The tanker freight markets in Q4 2021 did not fulfil expectations of a historically strong quarter, while stricter measures and lockdowns imposed in several countries amid the recent omicron variant and the uncertainty over its impact have shaped an obscure outlook for the tanker markets in the first half of 2022.
OPEC+, which controls about half of global oil supply, stuck with supply increases throughout Q4 2021, with many members, however, underperforming, incapable of hitting their production targets. According to an S&P Global Platts Survey, in November, the coalition pumped around 510,000 b/d below its collective targets. Underinvestment and disruptions in some key oil fields in Angola, Nigeria, Malaysia, and Equatorial Guinea, has resulted in reduced output from those members far lower than their quota. Notably, Nigeria’s oil output fell to 1.47 million b/d in December, reaching a two-decade low.

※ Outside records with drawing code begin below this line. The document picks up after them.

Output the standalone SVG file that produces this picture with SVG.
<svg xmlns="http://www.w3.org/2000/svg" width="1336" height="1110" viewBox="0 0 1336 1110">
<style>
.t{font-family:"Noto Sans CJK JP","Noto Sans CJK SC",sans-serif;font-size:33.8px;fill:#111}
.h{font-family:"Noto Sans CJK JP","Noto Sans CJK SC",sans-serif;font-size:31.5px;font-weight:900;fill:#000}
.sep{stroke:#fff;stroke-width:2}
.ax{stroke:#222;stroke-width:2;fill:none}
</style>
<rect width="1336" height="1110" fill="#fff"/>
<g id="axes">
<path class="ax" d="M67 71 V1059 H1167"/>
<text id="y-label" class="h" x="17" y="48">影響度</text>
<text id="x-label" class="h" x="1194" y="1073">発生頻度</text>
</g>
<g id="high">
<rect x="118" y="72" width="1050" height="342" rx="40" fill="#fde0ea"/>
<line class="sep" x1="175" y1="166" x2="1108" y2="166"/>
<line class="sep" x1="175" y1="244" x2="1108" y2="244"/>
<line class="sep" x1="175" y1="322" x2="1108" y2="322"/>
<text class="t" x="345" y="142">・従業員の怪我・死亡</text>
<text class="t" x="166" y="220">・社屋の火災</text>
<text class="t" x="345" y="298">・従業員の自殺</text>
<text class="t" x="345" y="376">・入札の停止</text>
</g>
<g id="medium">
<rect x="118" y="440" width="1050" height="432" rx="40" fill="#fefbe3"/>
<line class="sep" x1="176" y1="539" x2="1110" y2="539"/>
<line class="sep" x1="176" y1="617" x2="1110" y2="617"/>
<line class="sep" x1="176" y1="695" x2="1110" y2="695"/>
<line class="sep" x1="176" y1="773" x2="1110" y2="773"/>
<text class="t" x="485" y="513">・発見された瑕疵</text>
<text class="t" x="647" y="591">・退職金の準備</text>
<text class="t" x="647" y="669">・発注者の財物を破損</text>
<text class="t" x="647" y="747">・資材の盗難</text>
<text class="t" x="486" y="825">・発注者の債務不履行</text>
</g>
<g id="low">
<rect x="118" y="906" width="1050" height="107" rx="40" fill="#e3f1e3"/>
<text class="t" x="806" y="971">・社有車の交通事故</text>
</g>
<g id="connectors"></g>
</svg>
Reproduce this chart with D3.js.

The spike in freight rate for the West Africa-to-East, 260,000 mt route, fizzled out by end of 2021. On Oct. 25, freight for the West Africa-to-East, 260,000 mt route, was assessed at $14.3/mt, the highest level recorded since the beginning of the year. The short-lived spike was fuelled by strong adjacent markets, with demand in the West African and USG region being particularly strong. According to the British-based ship broker Simpson Spence Young (SSY), 32 and 28 VLCCs loaded in West Africa and the USG respectively in November. However, in the following months, the market experienced a lack of activity, and ample tonnage availability resulted in rates dropping by 12.52% to $12.51/mt by Dec. 31 on the West Africa-to-East, 260,000 mt route. “The West African market has been non-existent lately,” a shipowner said.
Aframax Baltic rates gain
In the Aframax markets, in the Baltic, rates recorded substantial gains on the back of very cold weather in the region. A tight tonnage list for ice class vessels and strong demand, caused freight to rise well above the quarter’s average. According to S&P Global Platts data, freight for the Baltic-to-UKC, 100,000 mt route, was assessed at $18.42/mt on Dec. 31, compared to the quarter’s average of $11.72/mt. Similarly, the time charter equivalent for non-scrubber vessels for the same voyage was assessed at $37,421/day, compared to the quarter’s average of $10,727/day. The need for ice class vessels has created a two-tier market in the North, with the time charter equivalent basis 0.5% bunker fuel, for the UKC-to-UKC, 80,000 mt route, being assessed at $9,921/day on Dec. 31, against the quarter’s average of $6,358/day.
Libyan instability to affect market activity
Towards the end of the quarter, oil prices remained strong on the back of tight oil stocks and a force majeure on Libyan crude oil exports, where key southwestern oil fields were shut down after a blockade by a unit of the Petroleum Facilities Guards on Dec. 20.
According to market sources, the country’s output has fallen to 900,000 b/d currently, compared to 1.2 million b/d in mid-December. Any sustained drop in Libya’s output will not only have a negative effect on tanker demand but could also counter OPEC+ efforts to boost production. According to the IEA, OECD commercial oil stocks in October were 243 million barrels below the 5-year average, a result of demand outpacing supply over the past several months. As announced on Jan. 4, OPEC+ stuck to its existing policy of oil output increases, approving another 400,000 b/d production boost. However, unless countries such as Saudi Arabia, UAE and Kuwait increase their output to compensate for other members’ shortfalls, the coalition’s output will hardly reach the agreed amount.
Following OPEC+ decision to increase output and given a historically weaker Q1 compared to Q4, it is expected that the market will experience an oil surplus in the first months of the new year. This would lead to an oil price drop and a potential shift in oil’s market structure from backwardation to contango, creating increased tanker demand for inventory replenishment given the latest drawdown. However, the unrest in one of the largest oil producing countries, Kazakhstan, and declining output in Libya, could pose an oil supply threat as the omicron variant is not projected to have a great impact on demand.